Etiology — what causes it
AC joint injury typically follows a direct fall onto the shoulder (acromion impact) or onto an outstretched arm. Degenerative AC arthritis is common with age and repetitive overhead loading.
Epidemiology — who gets it
AC sprain is common in contact sports (rugby, hockey, football) and cycling. AC osteoarthritis affects most adults over 50 to some degree on imaging.
Clinical signs
Point tenderness over the AC joint, positive cross-body adduction test, painful reach behind the back, positive O'Brien test (active compression — useful for both AC and labral pathology).
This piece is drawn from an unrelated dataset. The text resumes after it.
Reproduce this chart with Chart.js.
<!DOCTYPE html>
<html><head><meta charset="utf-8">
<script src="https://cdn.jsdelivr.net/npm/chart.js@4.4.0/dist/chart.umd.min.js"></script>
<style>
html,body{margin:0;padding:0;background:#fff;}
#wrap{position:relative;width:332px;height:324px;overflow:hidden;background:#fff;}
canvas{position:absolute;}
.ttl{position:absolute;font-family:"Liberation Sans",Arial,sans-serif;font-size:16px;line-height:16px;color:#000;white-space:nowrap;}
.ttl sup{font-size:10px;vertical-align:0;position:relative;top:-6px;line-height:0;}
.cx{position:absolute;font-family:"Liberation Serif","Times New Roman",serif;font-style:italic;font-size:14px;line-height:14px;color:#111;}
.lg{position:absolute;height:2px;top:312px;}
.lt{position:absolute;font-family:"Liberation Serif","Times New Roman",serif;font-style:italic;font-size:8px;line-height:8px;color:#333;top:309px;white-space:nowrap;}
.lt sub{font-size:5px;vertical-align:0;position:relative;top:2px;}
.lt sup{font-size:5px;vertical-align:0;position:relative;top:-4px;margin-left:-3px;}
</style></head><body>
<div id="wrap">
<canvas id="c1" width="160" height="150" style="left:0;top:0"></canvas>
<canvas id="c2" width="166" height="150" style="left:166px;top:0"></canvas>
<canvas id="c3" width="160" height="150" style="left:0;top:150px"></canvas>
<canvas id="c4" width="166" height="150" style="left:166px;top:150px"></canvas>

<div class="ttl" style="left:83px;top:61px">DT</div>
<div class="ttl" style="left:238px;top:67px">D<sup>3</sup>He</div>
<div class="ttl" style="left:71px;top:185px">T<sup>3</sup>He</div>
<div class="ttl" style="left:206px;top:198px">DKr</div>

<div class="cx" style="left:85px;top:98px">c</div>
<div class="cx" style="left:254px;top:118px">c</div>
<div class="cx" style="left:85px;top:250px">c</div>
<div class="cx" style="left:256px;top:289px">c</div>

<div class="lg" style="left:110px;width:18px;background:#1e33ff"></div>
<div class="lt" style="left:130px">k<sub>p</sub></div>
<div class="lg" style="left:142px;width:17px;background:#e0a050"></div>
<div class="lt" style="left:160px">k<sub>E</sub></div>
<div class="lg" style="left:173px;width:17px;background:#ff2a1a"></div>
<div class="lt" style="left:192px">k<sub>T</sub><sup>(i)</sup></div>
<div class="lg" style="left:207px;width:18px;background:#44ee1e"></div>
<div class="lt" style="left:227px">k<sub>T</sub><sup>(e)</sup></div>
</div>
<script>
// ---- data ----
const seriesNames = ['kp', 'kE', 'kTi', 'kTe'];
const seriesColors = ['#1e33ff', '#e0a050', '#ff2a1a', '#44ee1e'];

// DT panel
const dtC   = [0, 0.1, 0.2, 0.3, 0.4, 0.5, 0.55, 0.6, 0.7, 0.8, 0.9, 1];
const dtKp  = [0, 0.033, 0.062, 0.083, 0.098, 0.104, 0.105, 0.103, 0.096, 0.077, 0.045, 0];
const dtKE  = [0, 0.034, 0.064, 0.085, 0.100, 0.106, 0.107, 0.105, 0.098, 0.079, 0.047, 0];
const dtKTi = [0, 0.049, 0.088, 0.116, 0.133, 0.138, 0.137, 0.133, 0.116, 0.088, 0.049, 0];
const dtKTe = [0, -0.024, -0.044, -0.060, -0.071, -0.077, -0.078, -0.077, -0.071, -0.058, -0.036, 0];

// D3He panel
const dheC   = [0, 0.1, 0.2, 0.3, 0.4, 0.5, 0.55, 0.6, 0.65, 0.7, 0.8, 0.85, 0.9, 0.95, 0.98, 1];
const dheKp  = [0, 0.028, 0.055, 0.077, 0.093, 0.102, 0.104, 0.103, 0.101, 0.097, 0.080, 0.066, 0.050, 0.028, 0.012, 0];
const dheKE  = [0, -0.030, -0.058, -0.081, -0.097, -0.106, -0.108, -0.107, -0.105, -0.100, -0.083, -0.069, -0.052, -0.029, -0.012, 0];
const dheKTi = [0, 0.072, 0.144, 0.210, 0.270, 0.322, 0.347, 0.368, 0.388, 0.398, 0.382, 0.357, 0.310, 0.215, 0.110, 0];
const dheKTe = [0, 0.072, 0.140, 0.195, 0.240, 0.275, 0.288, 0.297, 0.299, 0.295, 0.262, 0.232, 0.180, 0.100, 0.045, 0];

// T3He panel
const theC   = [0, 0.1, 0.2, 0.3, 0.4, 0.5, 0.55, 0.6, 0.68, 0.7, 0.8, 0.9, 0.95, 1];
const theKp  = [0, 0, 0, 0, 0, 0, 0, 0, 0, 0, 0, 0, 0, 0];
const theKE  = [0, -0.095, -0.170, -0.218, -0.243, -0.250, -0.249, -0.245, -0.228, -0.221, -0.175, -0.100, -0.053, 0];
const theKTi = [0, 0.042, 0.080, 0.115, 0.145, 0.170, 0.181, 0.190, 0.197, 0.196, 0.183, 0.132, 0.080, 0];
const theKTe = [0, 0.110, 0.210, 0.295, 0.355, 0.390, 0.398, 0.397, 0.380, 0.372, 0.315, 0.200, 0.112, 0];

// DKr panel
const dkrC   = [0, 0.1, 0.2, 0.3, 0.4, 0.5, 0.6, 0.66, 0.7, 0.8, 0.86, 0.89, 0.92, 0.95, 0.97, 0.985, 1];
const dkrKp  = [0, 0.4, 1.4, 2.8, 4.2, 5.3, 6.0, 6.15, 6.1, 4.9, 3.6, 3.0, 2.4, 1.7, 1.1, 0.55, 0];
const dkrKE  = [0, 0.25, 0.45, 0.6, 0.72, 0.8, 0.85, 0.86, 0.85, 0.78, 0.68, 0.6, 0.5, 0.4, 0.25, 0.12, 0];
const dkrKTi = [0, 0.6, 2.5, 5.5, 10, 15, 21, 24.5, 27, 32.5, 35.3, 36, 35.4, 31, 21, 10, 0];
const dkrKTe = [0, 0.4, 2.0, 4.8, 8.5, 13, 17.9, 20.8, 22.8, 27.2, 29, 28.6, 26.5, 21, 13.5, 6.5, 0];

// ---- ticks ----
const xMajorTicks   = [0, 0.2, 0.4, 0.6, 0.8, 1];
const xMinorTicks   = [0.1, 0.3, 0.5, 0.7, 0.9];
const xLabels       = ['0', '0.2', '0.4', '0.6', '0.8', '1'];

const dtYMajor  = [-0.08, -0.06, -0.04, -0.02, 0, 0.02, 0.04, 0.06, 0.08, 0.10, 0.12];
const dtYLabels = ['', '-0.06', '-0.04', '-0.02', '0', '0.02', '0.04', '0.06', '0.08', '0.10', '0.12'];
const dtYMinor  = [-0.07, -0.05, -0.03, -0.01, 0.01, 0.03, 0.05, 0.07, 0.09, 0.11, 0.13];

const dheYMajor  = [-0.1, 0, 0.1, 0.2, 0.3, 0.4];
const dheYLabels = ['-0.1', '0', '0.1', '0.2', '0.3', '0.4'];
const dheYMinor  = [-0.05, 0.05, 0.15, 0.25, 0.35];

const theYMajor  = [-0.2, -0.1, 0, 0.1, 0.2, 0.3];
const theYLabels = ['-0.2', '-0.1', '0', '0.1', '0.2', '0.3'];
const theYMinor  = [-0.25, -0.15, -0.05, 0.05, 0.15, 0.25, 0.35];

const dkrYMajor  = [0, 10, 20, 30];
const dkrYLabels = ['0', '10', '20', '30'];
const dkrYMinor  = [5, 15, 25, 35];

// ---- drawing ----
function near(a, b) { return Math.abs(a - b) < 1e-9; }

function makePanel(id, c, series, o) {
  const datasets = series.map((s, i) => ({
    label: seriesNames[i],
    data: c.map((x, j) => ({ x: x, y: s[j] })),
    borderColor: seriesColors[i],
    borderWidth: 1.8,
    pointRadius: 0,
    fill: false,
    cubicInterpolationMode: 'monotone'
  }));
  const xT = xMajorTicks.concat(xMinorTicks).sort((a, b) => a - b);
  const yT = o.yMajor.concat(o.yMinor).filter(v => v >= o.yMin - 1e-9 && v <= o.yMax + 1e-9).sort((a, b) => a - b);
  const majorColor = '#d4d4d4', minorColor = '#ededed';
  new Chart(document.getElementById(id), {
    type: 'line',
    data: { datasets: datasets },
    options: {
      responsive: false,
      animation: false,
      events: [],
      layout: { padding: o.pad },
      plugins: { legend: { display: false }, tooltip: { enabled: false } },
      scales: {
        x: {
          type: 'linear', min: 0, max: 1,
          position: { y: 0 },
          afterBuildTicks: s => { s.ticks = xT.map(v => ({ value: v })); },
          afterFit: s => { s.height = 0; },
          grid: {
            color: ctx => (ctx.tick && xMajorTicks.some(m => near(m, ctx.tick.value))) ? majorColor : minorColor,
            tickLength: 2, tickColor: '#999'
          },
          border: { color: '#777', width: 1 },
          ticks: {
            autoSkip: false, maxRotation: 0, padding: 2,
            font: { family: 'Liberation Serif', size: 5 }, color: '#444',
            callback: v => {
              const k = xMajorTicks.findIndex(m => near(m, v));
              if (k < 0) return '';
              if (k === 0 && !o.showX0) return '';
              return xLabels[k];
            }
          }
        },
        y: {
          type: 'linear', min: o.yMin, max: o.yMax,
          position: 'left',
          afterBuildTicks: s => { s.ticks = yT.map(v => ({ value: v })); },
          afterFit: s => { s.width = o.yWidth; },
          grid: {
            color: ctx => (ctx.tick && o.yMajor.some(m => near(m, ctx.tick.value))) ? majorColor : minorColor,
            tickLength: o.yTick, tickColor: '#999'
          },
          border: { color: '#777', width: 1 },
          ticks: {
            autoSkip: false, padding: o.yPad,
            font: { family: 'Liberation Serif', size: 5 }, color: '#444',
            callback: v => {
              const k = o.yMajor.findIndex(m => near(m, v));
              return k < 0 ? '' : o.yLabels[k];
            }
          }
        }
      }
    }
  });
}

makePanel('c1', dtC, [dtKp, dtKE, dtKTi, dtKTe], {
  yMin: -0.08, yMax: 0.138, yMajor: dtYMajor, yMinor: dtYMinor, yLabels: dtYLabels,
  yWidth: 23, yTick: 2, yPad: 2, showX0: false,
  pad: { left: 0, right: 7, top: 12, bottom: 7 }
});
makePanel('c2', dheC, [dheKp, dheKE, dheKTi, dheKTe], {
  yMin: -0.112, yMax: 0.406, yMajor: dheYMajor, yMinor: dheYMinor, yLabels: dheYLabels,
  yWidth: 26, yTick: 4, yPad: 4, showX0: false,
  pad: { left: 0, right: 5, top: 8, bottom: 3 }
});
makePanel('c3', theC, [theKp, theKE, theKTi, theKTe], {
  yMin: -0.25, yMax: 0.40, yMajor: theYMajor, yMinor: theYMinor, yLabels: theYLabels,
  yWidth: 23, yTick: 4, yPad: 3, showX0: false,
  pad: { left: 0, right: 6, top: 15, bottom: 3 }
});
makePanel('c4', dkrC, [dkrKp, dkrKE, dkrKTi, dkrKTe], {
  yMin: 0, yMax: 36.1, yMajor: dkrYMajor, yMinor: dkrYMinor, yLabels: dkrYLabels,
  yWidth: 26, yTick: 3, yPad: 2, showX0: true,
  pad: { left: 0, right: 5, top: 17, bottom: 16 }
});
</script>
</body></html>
Visible step deformity in higher-grade sprains.
Symptoms
Localized pain on top of the shoulder, worse with overhead and across-body reaching, lying on the affected side, and resisted compression of the joint. Higher-grade sprains may have visible deformity.
Best evidence for chiropractic treatment
Rockwood grading guides management. Grade I–II — conservative care with sling for comfort, then progressive scapular and shoulder loading. Grade III is increasingly managed conservatively with good outcomes (Korsten et al., BMJ). Grade IV–VI typically warrant surgical consultation. For osteoarthritis, load management, scapular control, and progressive loading are first-line; injection is a useful adjunct in selected refractory cases.
Subtypes
- Rockwood I. Sprain without ligament rupture. Conservative care, return to play in 1–3 weeks.
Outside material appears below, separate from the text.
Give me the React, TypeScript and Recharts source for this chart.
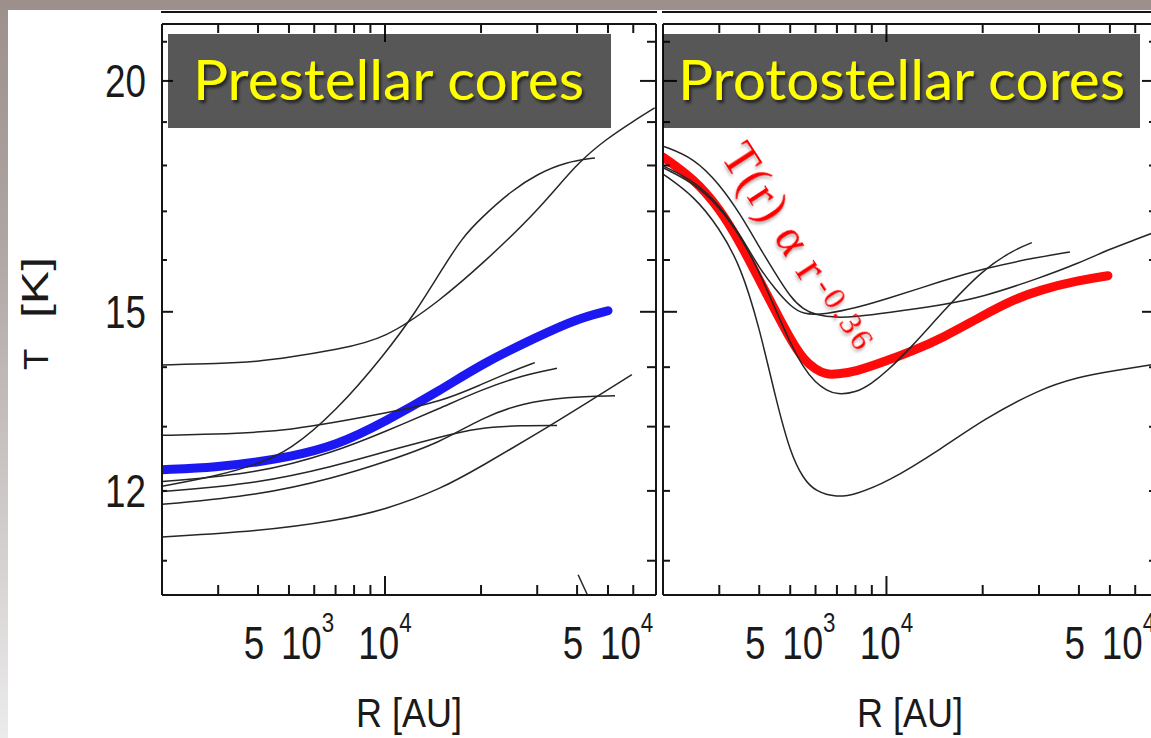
import React from 'react'
import { LineChart, Line, XAxis, YAxis } from 'recharts'

// radius in AU, temperature in K

// prestellar cores
const preMeanR = [2000, 3000, 4000, 5000, 7000, 10000, 15000, 20000, 30000, 40000, 50000]
const preMeanT = [12.32, 12.36, 12.44, 12.52, 12.69, 13.08, 13.61, 14.05, 14.54, 14.87, 15.02]

const preAR = [2000, 3000, 4000, 5000, 7000, 10000, 15000, 20000, 30000, 40000, 50000, 60000, 70000]
const preAT = [14.04, 14.06, 14.10, 14.17, 14.31, 14.49, 15.23, 15.90, 16.99, 18.06, 18.63, 19.02, 19.34]
const preBR = [2000, 3000, 4000, 5000, 7000, 10000, 12500, 15000, 17500, 20000, 25000, 30000, 37000, 45500]
const preBT = [12.07, 12.23, 12.41, 12.61, 13.24, 14.23, 15.00, 15.79, 16.46, 16.86, 17.45, 17.81, 18.08, 18.17]
const preCR = [2000, 3000, 4000, 5000, 7000, 10000, 15000, 20000, 25000, 29500]
const preCT = [12.86, 12.88, 12.91, 12.95, 13.07, 13.22, 13.41, 13.70, 13.93, 14.08]
const preDR = [2000, 4000, 7000, 10000, 15000, 20000, 30000, 40000, 59400]
const preDT = [11.33, 11.41, 11.56, 11.72, 12.03, 12.37, 12.89, 13.29, 13.87]
const preER = [2000, 4000, 7000, 10000, 15000, 20000, 27000, 34600]
const preET = [12.14, 12.26, 12.60, 12.92, 13.31, 13.61, 13.86, 13.98]
const preFR = [2000, 4000, 7000, 10000, 15000, 19400, 27000, 34600]
const preFT = [11.99, 12.11, 12.38, 12.60, 12.84, 12.98, 13.02, 13.02]
const preGR = [2000, 4000, 7000, 10000, 15000, 20000, 27000, 37000, 52600]
const preGT = [11.80, 11.93, 12.20, 12.44, 12.75, 13.14, 13.39, 13.49, 13.51]
const preHR = [40300, 43000]
const preHT = [10.81, 10.55]

// protostellar cores
const proMeanR = [2000, 2500, 3000, 3500, 4000, 4500, 5000, 5500, 6000, 6500, 7000, 8000, 10000, 12000, 15000, 20000, 25000, 30000, 40000, 49300]
const proMeanT = [18.19, 17.70, 17.07, 16.33, 15.61, 15.01, 14.50, 14.13, 13.96, 13.87, 13.88, 13.92, 14.11, 14.28, 14.52, 14.93, 15.23, 15.41, 15.60, 15.69]

const proAR = [2000, 2500, 3000, 3500, 4000, 4500, 5000, 5500, 6000, 7000, 8000, 10000, 15000, 20000, 30000, 40000, 50000, 60000, 70700]
const proAT = [18.44, 18.17, 17.59, 16.93, 16.26, 15.73, 15.28, 15.04, 14.94, 14.89, 14.91, 14.98, 15.13, 15.28, 15.64, 15.94, 16.22, 16.41, 16.59]
const proBR = [2000, 2500, 3000, 3500, 4000, 4500, 5000, 5500, 6500, 8000, 10000, 15000, 20000, 30000, 37500]
const proBT = [17.99, 17.66, 17.14, 16.49, 15.84, 15.42, 15.11, 14.94, 14.96, 15.07, 15.24, 15.59, 15.83, 16.06, 16.16]
const proCR = [2000, 2500, 3000, 3500, 4000, 4500, 5000, 5500, 6000, 6500, 7000, 8000, 9000, 10000, 12000, 15000, 20000, 25000, 28500]
const proCT = [17.95, 17.61, 17.10, 16.47, 15.77, 15.04, 14.43, 13.99, 13.73, 13.60, 13.53, 13.56, 13.72, 13.92, 14.36, 15.00, 15.81, 16.20, 16.35]
const proDR = [2000, 2500, 3000, 3500, 4000, 4500, 5000, 5500, 6000, 7000, 8000, 10000, 15000, 20000, 30000, 40000, 50000, 70700]
const proDT = [17.81, 17.33, 16.65, 15.88, 14.72, 13.47, 12.58, 12.18, 11.99, 11.90, 11.95, 12.12, 12.66, 13.11, 13.62, 13.83, 13.93, 14.06]

// axes
const R_DOMAIN = [2000, 70700]
const T_DOMAIN = [10.54, 21.47]
const X_TICKS = [3000, 4000, 5000, 6000, 7000, 8000, 9000, 10000, 20000, 30000, 40000, 50000, 60000]
const X_LABELS: Record<number, string[]> = { 5000: ['5', '10', '3'], 10000: ['', '10', '4'], 50000: ['5', '10', '4'] }
const Y_TICKS = [11, 12, 13, 14, 15, 16, 17, 18, 19, 20, 21]
const Y_LABELS = [12, 15, 20]
const Y_MAJOR = [15, 20]

const INK = '#151515'
const AXIS = { stroke: INK, strokeWidth: 2 }
const SANS = '"Liberation Sans", Arial, sans-serif'
const SERIF = '"Liberation Serif", "Times New Roman", serif'

const pts = (R: number[], T: number[]) => R.map((r, i) => ({ r, t: T[i] }))

function BottomTick({ x, y, payload }: any) {
  const v = payload.value
  const lab = X_LABELS[v]
  return (
    <g>
      <line x1={x} x2={x} y1={y} y2={y - (v === 10000 ? 19 : 10)} stroke={INK} strokeWidth={2} />
      {lab && (
        <g transform={`translate(${x},${y + 64}) scale(0.8,1)`}>
          <text textAnchor="middle" fontFamily={SANS} fontSize={46} fill="#1a1a1a">
            {lab[0] && <tspan>{lab[0]}</tspan>}
            <tspan dx={lab[0] ? 21 : 0}>{lab[1]}</tspan>
            <tspan dy={-27} fontSize={28}>{lab[2]}</tspan>
          </text>
        </g>
      )}
    </g>
  )
}

function TopTick({ x, y, payload }: any) {
  return <line x1={x} x2={x} y1={y} y2={y + (payload.value === 10000 ? 18 : 9)} stroke={INK} strokeWidth={2} />
}

function LeftTick({ x, y, payload, labels, long, short }: any) {
  const v = payload.value
  return (
    <g>
      <line x1={x} x2={x + (Y_MAJOR.includes(v) ? long : short)} y1={y} y2={y} stroke={INK} strokeWidth={2} />
      {labels && Y_LABELS.includes(v) && (
        <g transform={`translate(${x - 16},${y + 16.5}) scale(0.8,1)`}>
          <text textAnchor="end" fontFamily={SANS} fontSize={46} fill="#1a1a1a">{v}</text>
        </g>
      )}
    </g>
  )
}

function RightTick({ x, y, payload }: any) {
  const v = payload.value
  return <line x1={x - (Y_MAJOR.includes(v) ? 16 : 9)} x2={x} y1={y} y2={y} stroke={INK} strokeWidth={2} />
}

interface PanelProps {
  left: number
  width: number
  marginLeft: number
  marginRight: number
  yWidth: number
  labels: boolean
  mean: { r: number; t: number }[]
  color: string
  curves: { r: number; t: number }[][]
}

function Panel({ left, width, marginLeft, marginRight, yWidth, labels, mean, color, curves }: PanelProps) {
  const tickLong = labels ? 11 : 14
  const tickShort = labels ? 5 : 7
  return (
    <div style={{ position: 'absolute', left, top: 0 }}>
      <LineChart width={width} height={738} margin={{ top: 4, right: marginRight, bottom: 3, left: marginLeft }}>
        <XAxis dataKey="r" type="number" scale="log" domain={R_DOMAIN} allowDataOverflow ticks={X_TICKS}
          interval={0} height={140} tickSize={0} tickMargin={0} tickLine={false} axisLine={AXIS}
          tick={(p: any) => <BottomTick {...p} />} />
        <XAxis xAxisId="top" orientation="top" dataKey="r" type="number" scale="log" domain={R_DOMAIN}
          allowDataOverflow ticks={X_TICKS} interval={0} height={20} tickSize={0} tickMargin={0}
          tickLine={false} axisLine={AXIS} tick={(p: any) => <TopTick {...p} />} />
        <YAxis dataKey="t" type="number" scale="log" domain={T_DOMAIN} allowDataOverflow ticks={Y_TICKS}
          interval={0} width={yWidth} tickSize={0} tickMargin={0} tickLine={false} axisLine={AXIS}
          tick={(p: any) => <LeftTick {...p} labels={labels} long={tickLong} short={tickShort} />} />
        <YAxis yAxisId="right" orientation="right" dataKey="t" type="number" scale="log" domain={T_DOMAIN}
          allowDataOverflow ticks={Y_TICKS} interval={0} width={40} tickSize={0} tickMargin={0}
          tickLine={false} axisLine={AXIS} tick={(p: any) => <RightTick {...p} />} />
        <Line data={mean} dataKey="t" type="basis" stroke={color} strokeWidth={9} strokeLinecap="round"
          dot={false} isAnimationActive={false} />
        {curves.map((c, i) => (
          <Line key={i} data={c} dataKey="t" type="basis" stroke="#262626" strokeWidth={1.5}
            dot={false} isAnimationActive={false} />
        ))}
      </LineChart>
    </div>
  )
}

export default function App() {
  const preCurves = [pts(preAR, preAT), pts(preBR, preBT), pts(preCR, preCT), pts(preDR, preDT),
    pts(preER, preET), pts(preFR, preFT), pts(preGR, preGT), pts(preHR, preHT)]
  const proCurves = [pts(proAR, proAT), pts(proBR, proBT), pts(proCR, proCT), pts(proDR, proDT)]

  return (
    <div style={{
      position: 'fixed', left: 0, top: 0, width: 1151, height: 738, overflow: 'hidden',
      background: 'linear-gradient(#9d908c 0%, #ada3a0 30%, #d0cbcb 70%, #ecebeb 100%)',
    }}>
      <div style={{ position: 'absolute', left: 8, top: 10, right: 0, bottom: 0, background: '#fff' }} />

      <Panel left={0} width={700} marginLeft={62} marginRight={4} yWidth={100} labels
        mean={pts(preMeanR, preMeanT)} color="#1c18f2" curves={preCurves} />
      <Panel left={560} width={640} marginLeft={63} marginRight={2} yWidth={40} labels={false}
        mean={pts(proMeanR, proMeanT)} color="#ff0a0a" curves={proCurves} />

      <svg width={1151} height={738} style={{ position: 'absolute', left: 0, top: 0, pointerEvents: 'none' }}>
        <defs>
          <filter id="shade" x="-10%" y="-20%" width="130%" height="160%">
            <feDropShadow dx="2" dy="3" stdDeviation="1.6" floodColor="#000" floodOpacity="0.6" />
          </filter>
          <filter id="shadeLight" x="-20%" y="-20%" width="140%" height="140%">
            <feDropShadow dx="2" dy="2" stdDeviation="1.5" floodColor="#000" floodOpacity="0.3" />
          </filter>
        </defs>

        {/* bottom edge of the panels above */}
        <line x1={161} x2={657} y1={12} y2={12} stroke={INK} strokeWidth={2} />
        <line x1={662} x2={1151} y1={12} y2={12} stroke={INK} strokeWidth={2} />

        <rect x={168} y={34} width={443} height={94} fill="#000" fillOpacity={0.66} />
        <text x={193} y={100} fontFamily="Lato, 'Open Sans', sans-serif" fontWeight={400} fontSize={57} fill="#ffff00"
          textLength={391} lengthAdjust="spacingAndGlyphs" filter="url(#shade)">Prestellar cores</text>
        <rect x={663} y={34} width={477} height={94} fill="#000" fillOpacity={0.66} />
        <text x={678} y={100} fontFamily="Lato, 'Open Sans', sans-serif" fontWeight={400} fontSize={57} fill="#ffff00"
          textLength={447} lengthAdjust="spacingAndGlyphs" filter="url(#shade)">Protostellar cores</text>

        <g transform="translate(720,156) rotate(57)" filter="url(#shadeLight)">
          <text fontFamily={SERIF} fontSize={48} fill="#ff0000" letterSpacing={1.5}>
            T(r) α r<tspan dx={6} dy={-8} fontSize={32} letterSpacing={3}>-0.36</tspan>
          </text>
        </g>

        <g transform="translate(48,370) rotate(-90)">
          <text fontFamily={SANS} fontSize={35} fill="#1a1a1a">T</text>
        </g>
        <g transform="translate(48,318) rotate(-90) scale(1.35,1)">
          <text fontFamily={SANS} fontSize={37} fill="#1a1a1a">[K]</text>
        </g>
        <g transform="translate(409,727) scale(0.9,1)">
          <text textAnchor="middle" fontFamily={SANS} fontSize={40} fill="#1a1a1a">R [AU]</text>
        </g>
        <g transform="translate(910,727) scale(0.9,1)">
          <text textAnchor="middle" fontFamily={SANS} fontSize={40} fill="#1a1a1a">R [AU]</text>
        </g>
      </svg>
    </div>
  )
}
- Rockwood II. AC ligament rupture, CC intact. Conservative care typically, return in 4–6 weeks.
- Rockwood III. AC and CC ligament rupture. Increasingly managed conservatively with good outcomes.
- Rockwood IV–VI. Severe displacement. Surgical consultation typical.
- AC osteoarthritis. Degenerative; conservative care is first-line, injection in selected refractory cases.
When to seek emergency care
Some symptoms need urgent medical attention — not a chiropractic visit. Call 911 or go to the nearest emergency department for: progressive limb weakness, loss of bowel or bladder control, saddle anesthesia (numbness in the groin/inner thighs), severe unrelenting pain unrelieved by position, signs of fracture after significant trauma, chest pain, stroke-like symptoms (face drooping, arm weakness, speech changes), or any rapidly worsening or unusual symptom.
Bottom line
Most AC joint problems respond to conservative care. Grade III is no longer automatic surgery — outcomes are often comparable with active rehab.